Traditionally, validating microgrid systems has relied heavily on Hardware-in-the-Loop Simulation (HILS), a method that creates a digital twin environment to mimic real-world conditions. While effective, HILS comes with a hefty price tag due to the need for extensive physical hardware. This financial barrier has often hindered smaller companies and startups from fully exploring the potential of microgrid technologies.
Kim’s research, published in Energies, introduces a more accessible and economical alternative. The SILS framework leverages MATLAB/Simulink (R2024a) to simulate microgrid components such as solar power generation systems, energy storage systems (ESSs), and diesel generators. “Our framework allows for near real-time data exchange and scenario-based analysis without the need for physical hardware,” Kim explains. “This not only reduces costs but also accelerates the validation process, enabling quicker feasibility tests and operational optimizations.”
The implications for the energy sector are profound. By eliminating the need for expensive hardware, the SILS framework democratizes access to advanced microgrid validation tools.

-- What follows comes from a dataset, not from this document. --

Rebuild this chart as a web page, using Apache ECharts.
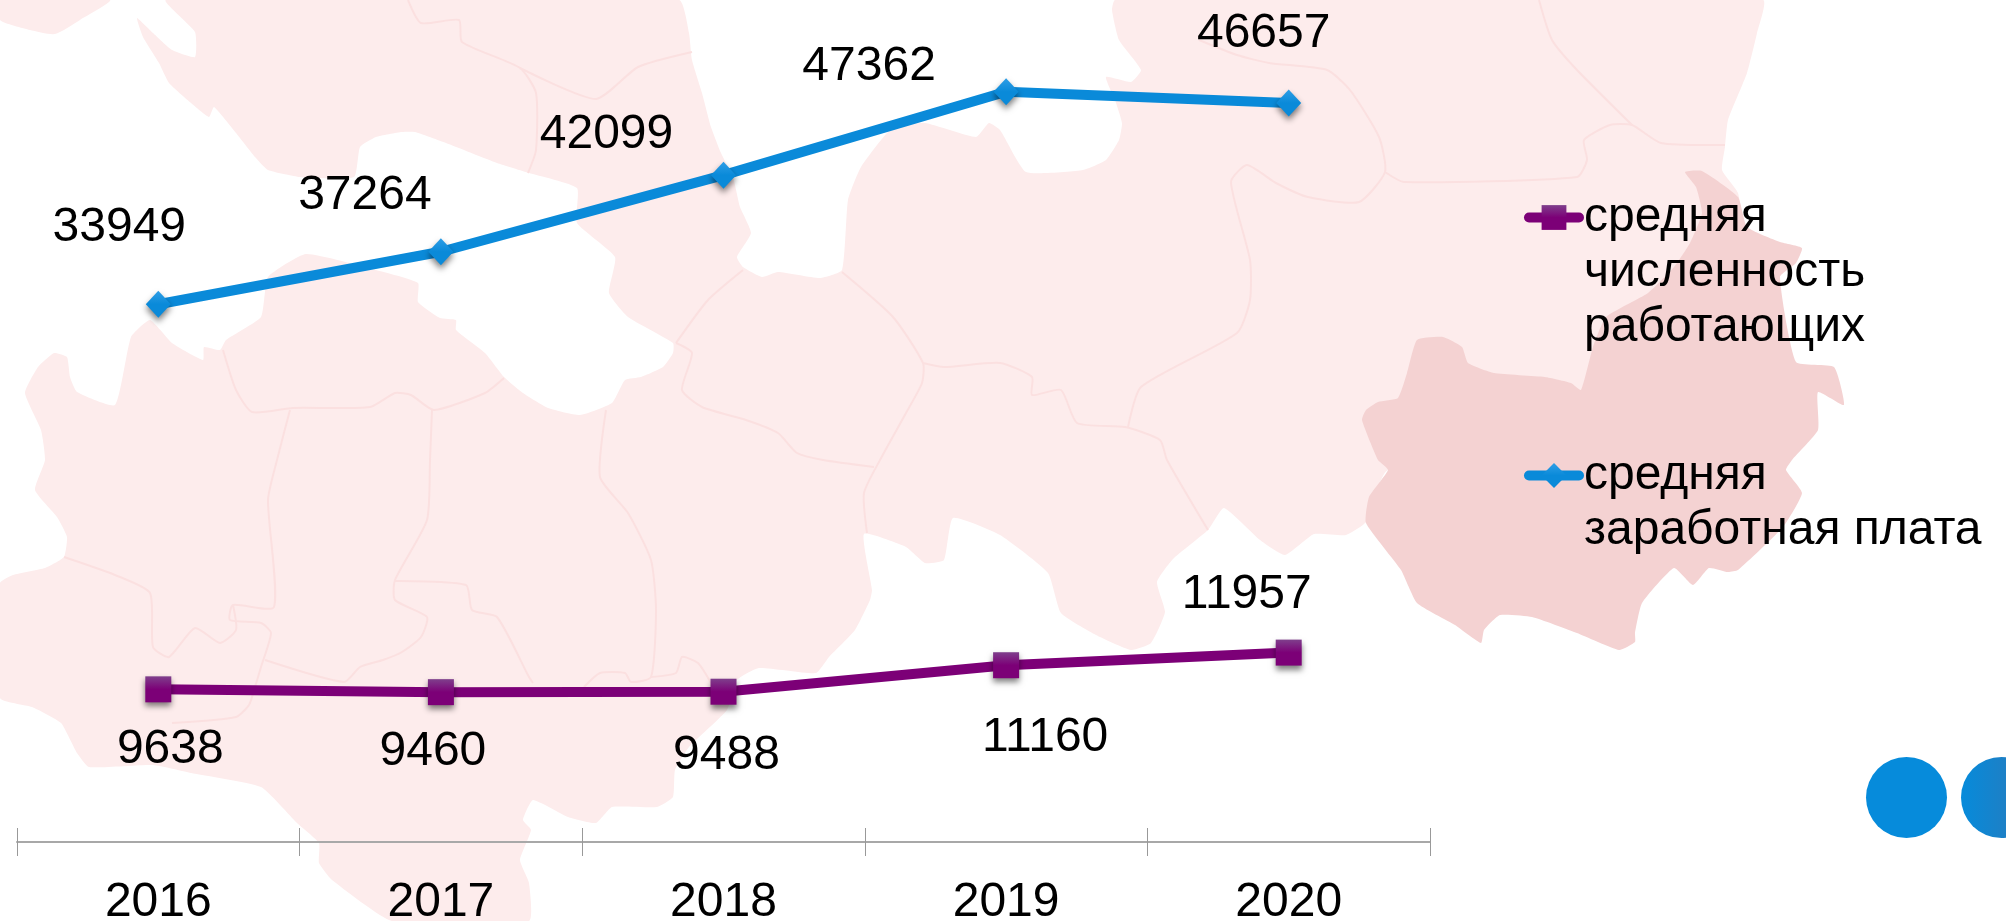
<!DOCTYPE html>
<html>
<head>
<meta charset="utf-8">
<title>chart</title>
<style>
html,body{margin:0;padding:0;background:#fff;}
#main{width:2006px;height:921px;}
</style>
<script src="https://cdn.jsdelivr.net/npm/echarts@6/dist/echarts.min.js"></script>
</head>
<body>
<div id="main"></div>
<script>
var years = ['2016','2017','2018','2019','2020'];
var workers = [9638,9460,9488,11160,11957];
var salary = [33949,37264,42099,47362,46657];
var workersName = 'средняя численность работающих';
var salaryName = 'средняя заработная плата';
// label shift from each point, px
var workersLabelShift = [[12,60],[-8,60],[3,64],[39,73],[-42,-58]];
var salaryLabelShift = [[-39,-76],[-76,-56],[-117,-40],[-137,-25],[-25,-69]];

// background map, decoration only
var mapBlob = [[0,0],[110,0],[80,20],[55,34],[30,30],[0,20]];
var mapLight = [[166,0],[679,0],[689,33],[692,60],[702,93],[711,127],[721,153],[733,177],[740,207],[751,233],[737,257],[743,267],[762,277],[778,272],[820,278],[842,270],[848,200],[861,167],[893,127],[925,123],[976,137],[989,123],[1000,130],[1026,172],[1083,170],[1106,160],[1119,140],[1122,123],[1115,100],[1106,77],[1131,82],[1141,70],[1119,40],[1112,10],[1115,0],[1763,0],[1757,33],[1747,73],[1728,120],[1725,147],[1722,170],[1738,193],[1750,260],[1780,300],[1780,400],[1388,470],[1366,522],[1346,535],[1314,534],[1285,555],[1260,540],[1224,508],[1208,530],[1173,559],[1157,582],[1165,612],[1151,643],[1131,650],[1096,635],[1061,613],[1048,573],[1000,535],[953,518],[944,560],[925,563],[906,547],[864,534],[872,590],[870,600],[855,630],[829,657],[816,673],[759,668],[737,680],[727,710],[689,747],[675,770],[673,797],[657,807],[612,807],[596,823],[568,817],[533,800],[523,820],[531,830],[520,860],[529,883],[529,921],[392,921],[332,880],[319,863],[319,843],[297,823],[261,787],[191,773],[153,765],[89,767],[77,753],[61,723],[32,707],[0,698],[0,583],[13,575],[45,568],[64,557],[67,537],[57,517],[35,490],[45,460],[41,430],[25,393],[38,367],[54,353],[67,357],[70,377],[77,392],[115,405],[131,337],[150,320],[172,343],[203,360],[204,347],[220,350],[226,340],[261,317],[268,277],[306,254],[376,270],[418,283],[418,302],[440,318],[456,320],[456,330],[485,353],[504,377],[523,393],[548,408],[580,415],[612,403],[625,380],[641,377],[663,367],[673,353],[673,343],[628,317],[609,293],[615,257],[577,223],[577,188],[529,173],[497,163],[446,143],[415,132],[402,132],[376,137],[360,147],[354,177],[300,177],[268,170],[255,157],[236,133],[214,107],[209,117],[191,103],[169,83],[159,63],[143,37],[137,18],[153,33],[172,50],[195,57],[195,32]];
var mapDark = [[1685,172],[1702,171],[1738,197],[1747,227],[1780,242],[1802,248],[1796,263],[1780,277],[1796,362],[1834,367],[1844,405],[1818,392],[1818,430],[1792,460],[1786,470],[1802,493],[1783,527],[1738,570],[1728,572],[1709,568],[1693,585],[1674,568],[1642,603],[1635,633],[1635,642],[1619,650],[1577,633],[1532,617],[1500,615],[1484,630],[1481,643],[1455,625],[1417,603],[1401,570],[1366,523],[1369,497],[1388,470],[1378,460],[1362,420],[1366,410],[1378,402],[1398,398],[1407,373],[1417,340],[1443,337],[1462,347],[1468,363],[1494,373],[1545,377],[1571,383],[1581,390],[1593,347],[1606,317],[1648,293],[1674,267],[1690,243],[1702,213],[1696,187]];
var mapBorders = [
    [[408,0],[421,23],[459,20],[462,42],[520,68],[536,93],[536,150],[528,173]],
    [[520,68],[596,99],[638,67],[692,52]],
    [[504,378],[485,393],[434,410],[411,395],[395,393],[370,407],[293,408],[252,412],[236,390],[223,350]],
    [[290,410],[277,460],[268,500],[274,607],[233,605],[230,620],[261,623],[271,633],[261,667],[255,687],[249,705],[236,717],[172,723]],
    [[432,410],[430,460],[427,520],[395,580],[395,600],[427,617],[421,637],[402,652],[383,660],[360,667],[344,682],[265,660]],
    [[395,581],[466,585],[472,610],[497,617],[529,677],[533,683]],
    [[676,343],[692,353],[682,390],[702,407],[746,420],[778,433],[797,453],[823,460],[874,467]],
    [[743,270],[708,300],[676,343]],
    [[842,272],[893,317],[923,363],[922,383],[906,413],[880,460],[864,493],[867,533]],
    [[923,363],[944,367],[1000,363],[1032,377],[1032,395],[1061,390],[1077,423],[1125,427],[1160,440],[1167,460],[1208,530]],
    [[1128,427],[1141,387],[1237,333],[1250,300],[1250,260],[1231,182],[1247,165],[1276,183],[1308,197],[1359,202],[1385,172],[1379,137],[1350,90],[1327,70],[1269,63],[1237,55],[1199,40]],
    [[1385,172],[1404,182],[1577,177],[1587,160],[1584,140],[1610,125],[1632,125],[1661,143],[1725,145]],
    [[1632,125],[1577,70],[1552,40],[1539,0]],
    [[606,410],[600,477],[628,513],[651,560],[656,610],[651,677],[631,682],[625,673],[600,673],[584,687]],
    [[651,677],[676,673],[682,657],[698,663],[711,683]],
    [[64,557],[115,575],[150,593],[153,647],[169,657],[195,628],[220,643],[236,630],[233,605]]
];

var fontName = '"Liberation Sans", Arial, sans-serif';
var chart = echarts.init(document.getElementById('main'));

function buildPoints(values, shifts){
    return values.map(function(v, i){
        return {value: v, label: {offset: shifts[i]}};
    });
}

function vGrad(top, bottom){
    return new echarts.graphic.LinearGradient(0, 0, 0, 1, [
        {offset: 0, color: top},
        {offset: 0.5, color: bottom},
        {offset: 1, color: bottom}
    ]);
}

var graphics = [
    {type: 'polygon', silent: true, shape: {points: mapBlob, smooth: 0.2}, style: {fill: '#fdecec'}},
    {type: 'polygon', silent: true, shape: {points: mapLight, smooth: 0.15}, style: {fill: '#fdecec'}}
];
mapBorders.forEach(function(pts){
    graphics.push({type: 'polyline', silent: true, shape: {points: pts, smooth: 0.2},
        style: {stroke: '#fbe0e0', lineWidth: 2, fill: null}});
});
graphics.push({type: 'polygon', silent: true, shape: {points: mapDark, smooth: 0.15}, style: {fill: '#f4d2d2'}});
graphics.push({type: 'circle', silent: true, shape: {cx: 1906.5, cy: 797.5, r: 40.5}, style: {fill: '#068bdb'}});
graphics.push({type: 'circle', silent: true, shape: {cx: 2001.5, cy: 797.5, r: 40.5}, style: {
    fill: new echarts.graphic.LinearGradient(0, 0, 1, 0, [{offset: 0, color: '#068bdb'}, {offset: 0.6, color: '#1f7fc4'}, {offset: 1, color: '#1f7fc4'}])
}});

var legendBase = {
    orient: 'vertical',
    left: 1519,
    selectedMode: false,
    itemWidth: 50,
    itemHeight: 31,
    lineStyle: {width: 10, cap: 'round'},
    itemStyle: {shadowBlur: 0, shadowOffsetY: 0, shadowColor: 'transparent'},
    textStyle: {color: '#000', fontFamily: fontName, fontSize: 48, lineHeight: 55}
};

var option = {
    animation: false,
    backgroundColor: '#fff',
    graphic: graphics,
    grid: {left: 17, top: 50, width: 1413, height: 792, outerBoundsMode: 'none'},
    legend: [
        Object.assign({}, legendBase, {
            top: 75, data: [workersName],
            formatter: function(){ return '\n\nсредняя\nчисленность\nработающих'; }
        }),
        Object.assign({}, legendBase, {
            top: 388, data: [salaryName],
            formatter: function(){ return '\nсредняя\nзаработная плата'; }
        })
    ],
    xAxis: [{
        type: 'category',
        data: years,
        boundaryGap: true,
        axisLine: {lineStyle: {color: '#a8a8a8', width: 2}},
        axisTick: {show: true, length: 14, lineStyle: {color: '#999', width: 1}},
        axisLabel: {color: '#000', fontFamily: fontName, fontSize: 48, margin: 37}
    },{
        // second copy only for the upper half of the ticks
        type: 'category',
        position: 'bottom',
        data: years,
        boundaryGap: true,
        axisLine: {show: false},
        axisTick: {show: true, inside: true, length: 14, lineStyle: {color: '#999', width: 1}},
        axisLabel: {show: false}
    }],
    yAxis: {type: 'value', min: 0, max: 50000, show: false},
    series: [{
        name: workersName,
        type: 'line',
        data: buildPoints(workers, workersLabelShift),
        symbol: 'rect',
        symbolSize: 26,
        lineStyle: {color: '#7c0077', width: 10, cap: 'round'},
        itemStyle: {color: vGrad('#7f3f8c', '#7c0077'), shadowBlur: 6, shadowOffsetY: 4, shadowColor: 'rgba(0,0,0,0.5)'},
        label: {show: true, position: 'inside', align: 'center', verticalAlign: 'middle', color: '#000', fontFamily: fontName, fontSize: 48}
    },{
        name: salaryName,
        type: 'line',
        data: buildPoints(salary, salaryLabelShift),
        symbol: 'diamond',
        symbolSize: [25, 27],
        lineStyle: {color: '#0a8ad9', width: 10, cap: 'round'},
        itemStyle: {color: vGrad('#2f9ee6', '#0a8ad9'), shadowBlur: 6, shadowOffsetY: 4, shadowColor: 'rgba(0,0,0,0.5)'},
        label: {show: true, position: 'inside', align: 'center', verticalAlign: 'middle', color: '#000', fontFamily: fontName, fontSize: 48}
    }]
};
chart.setOption(option);
</script>
</body>
</html>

This means that smaller companies can now compete on a more level playing field, fostering innovation and driving down costs across the industry. “Solution providers can conduct feasibility tests more efficiently, reducing on-site time and preemptively addressing potential issues,” Kim adds. “This leads to more reliable and stable power supply strategies.”
The framework’s compatibility with existing EMSs and SCADA systems ensures seamless integration, allowing for daily operation optimization and autonomous operation scenarios. This capability is crucial for establishing optimal operation strategies and ensuring power supply stability, especially in remote or critical infrastructure settings.
As the energy sector continues to evolve, the need for efficient and reliable microgrid solutions will only grow. Kim’s research provides a solid foundation for the future of microgrid development, enabling software performance evaluations and economic feasibility assessments in the early stages of projects. This could pave the way for more sustainable and resilient energy systems, benefiting both businesses and consumers alike.
The research, published in Energies, marks a significant step forward in the quest for cost-effective and efficient microgrid solutions. As the energy landscape continues to shift, innovations like the SILS framework will play a pivotal role in shaping the future of energy management.